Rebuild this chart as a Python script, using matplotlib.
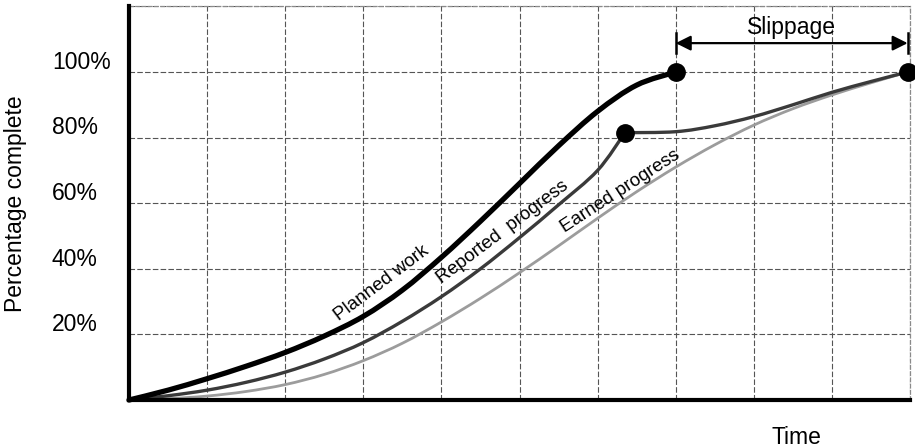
import matplotlib
matplotlib.use("Agg")
import numpy as np
import matplotlib.pyplot as plt
from matplotlib.path import Path
from matplotlib.patches import PathPatch
from matplotlib.transforms import offset_copy

plt.rcParams["font.family"] = ["Liberation Sans", "DejaVu Sans"]

# Planned work (S-curve up to the planned finish)
planned_time = [0, 0.5, 1, 1.5, 2, 2.5, 3, 3.5, 4, 4.5, 5, 5.5, 6, 6.5, 7]
planned_pct = [0, 3, 6.5, 10.3, 14.5, 19.5, 25.5, 33.5, 43.5, 54.5, 66, 77.5, 88, 96, 100]

# Reported progress: climbs to a false peak ...
reported_rise_time = [0, 0.5, 1, 1.5, 2, 2.5, 3, 3.5, 4, 4.5, 5, 5.5, 6, 6.35]
reported_rise_pct = [0, 1.3, 3, 5.4, 8.5, 12.5, 17.5, 24, 31.5, 40, 49.5, 59.5, 70, 81.5]
# ... then crawls on to the real finish
reported_tail_time = [6.35, 7, 7.5, 8, 8.5, 9, 9.5, 9.97]
reported_tail_pct = [81.5, 81.8, 83.6, 86.4, 90, 93.8, 97.1, 100]

# Earned progress
earned_time = [0, 0.5, 1, 1.5, 2, 2.5, 3, 3.5, 4, 4.5, 5, 5.5, 6, 6.5, 7, 7.5,
               8, 8.5, 9, 9.5, 9.97]
earned_pct = [0, 0.4, 1.2, 2.6, 4.7, 7.8, 12, 17.3, 23.8, 31, 38.8, 47, 55.4, 63.5, 71,
              77.8, 83.8, 88.8, 93, 96.7, 100]

# Key points
planned_finish = (7.0, 100)
reported_peak = (6.35, 81.5)
actual_finish = (9.97, 100)

y_ticks = [20, 40, 60, 80, 100]
y_tick_labels = ["20%", "40%", "60%", "80%", "100%"]
x_grid = list(range(0, 11))
y_grid = [0, 20, 40, 60, 80, 100, 120]


def smooth_path(xs, ys):
    """Catmull-Rom curve through the given points, as cubic Bezier segments."""
    p = np.column_stack([xs, ys]).astype(float)
    ext = np.vstack([p[0], p, p[-1]])
    verts = [p[0]]
    codes = [Path.MOVETO]
    for i in range(1, len(ext) - 2):
        p0, p1, p2, p3 = ext[i - 1], ext[i], ext[i + 1], ext[i + 2]
        verts += [p1 + (p2 - p0) / 6, p2 - (p3 - p1) / 6, p2]
        codes += [Path.CURVE4] * 3
    return Path(verts, codes)


def draw_curve(ax, xs, ys, **kw):
    patch = PathPatch(smooth_path(xs, ys), fill=False, capstyle="round",
                      joinstyle="round", clip_on=False, **kw)
    ax.add_patch(patch)


fig = plt.figure(figsize=(9.15, 4.48), dpi=100)
ax = fig.add_axes([129 / 915, 1 - 400 / 448, (910 - 129) / 915, (400 - 6.4) / 448])
ax.set_xlim(0, 10)
ax.set_ylim(0, 120)

# grid
ax.set_xticks(x_grid)
ax.set_yticks(y_grid)
ax.tick_params(length=0, labelleft=False, labelbottom=False)
ax.grid(True, color="#555555", lw=0.8, linestyle=(0, (5, 2)))

for side in ("top", "right"):
    ax.spines[side].set_color("#8a8a8a")
    ax.spines[side].set_linewidth(0.9)
    ax.spines[side].set_linestyle((0, (3, 2)))
ax.spines["left"].set_linewidth(3.0)
ax.spines["bottom"].set_linewidth(3.0)
ax.spines["left"].set_zorder(5)
ax.spines["bottom"].set_zorder(5)

# curves
draw_curve(ax, earned_time, earned_pct, edgecolor="#9c9c9c", lw=2.0, zorder=3)
draw_curve(ax, reported_rise_time, reported_rise_pct, edgecolor="#3a3a3a", lw=2.4, zorder=3)
draw_curve(ax, reported_tail_time, reported_tail_pct, edgecolor="#3a3a3a", lw=2.4, zorder=3)
draw_curve(ax, planned_time, planned_pct, edgecolor="black", lw=3.8, zorder=4)

# milestone markers
for px, py in (planned_finish, reported_peak, actual_finish):
    ax.plot([px], [py], "o", color="black", markersize=12.5, zorder=6, clip_on=False)

# curve labels
ax.text(3.235, 35.6, "Planned work", rotation=37, rotation_mode="anchor",
        ha="center", va="center", fontsize=13.5)
ax.text(4.79, 51.3, "Reported  progress", rotation=37, rotation_mode="anchor",
        ha="center", va="center", fontsize=13.5)
ax.text(6.29, 63.8, "Earned progress", rotation=33, rotation_mode="anchor",
        ha="center", va="center", fontsize=13.5)

# slippage span
slip_y = 108.8
ax.annotate("", xy=(planned_finish[0], slip_y), xytext=(actual_finish[0], slip_y),
            arrowprops=dict(arrowstyle="<|-|>,head_length=0.6,head_width=0.3",
                            color="black", lw=1.6, shrinkA=0, shrinkB=0,
                            mutation_scale=15),
            annotation_clip=False)
for bx in (planned_finish[0], actual_finish[0]):
    ax.plot([bx, bx], [105.8, 111.9], color="black", lw=1.8, clip_on=False, zorder=6)
ax.text((planned_finish[0] + actual_finish[0]) / 2, 113.6, "Slippage",
        ha="center", va="center", fontsize=16.5)

# y tick labels (left aligned, sitting just above their grid lines)
lbl_tr = offset_copy(ax.get_yaxis_transform(), fig=fig, x=0, y=7, units="points")
for v, s in zip(y_ticks, y_tick_labels):
    ax.text(-0.0986, v, s, transform=lbl_tr, ha="left", va="center", fontsize=16.5)

fig.text(16 / 915, 1 - 204 / 448, "Percentage complete", rotation=90,
         ha="center", va="center", fontsize=16.5)
fig.text(796 / 915, 1 - 437 / 448, "Time", ha="center", va="center", fontsize=16.5)

fig.savefig("out.png", dpi=100)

--- TASK REQUIREMENTS ---
Give again, word for word, every line from the top of the data through the line with "from matplotlib.transforms import offset_copy", both ends included, and exclude the pictures.

--- EXPECTED OUTPUT ---
Rebuild this chart as a Python script, using matplotlib.
import matplotlib
matplotlib.use("Agg")
import numpy as np
import matplotlib.pyplot as plt
from matplotlib.path import Path
from matplotlib.patches import PathPatch
from matplotlib.transforms import offset_copy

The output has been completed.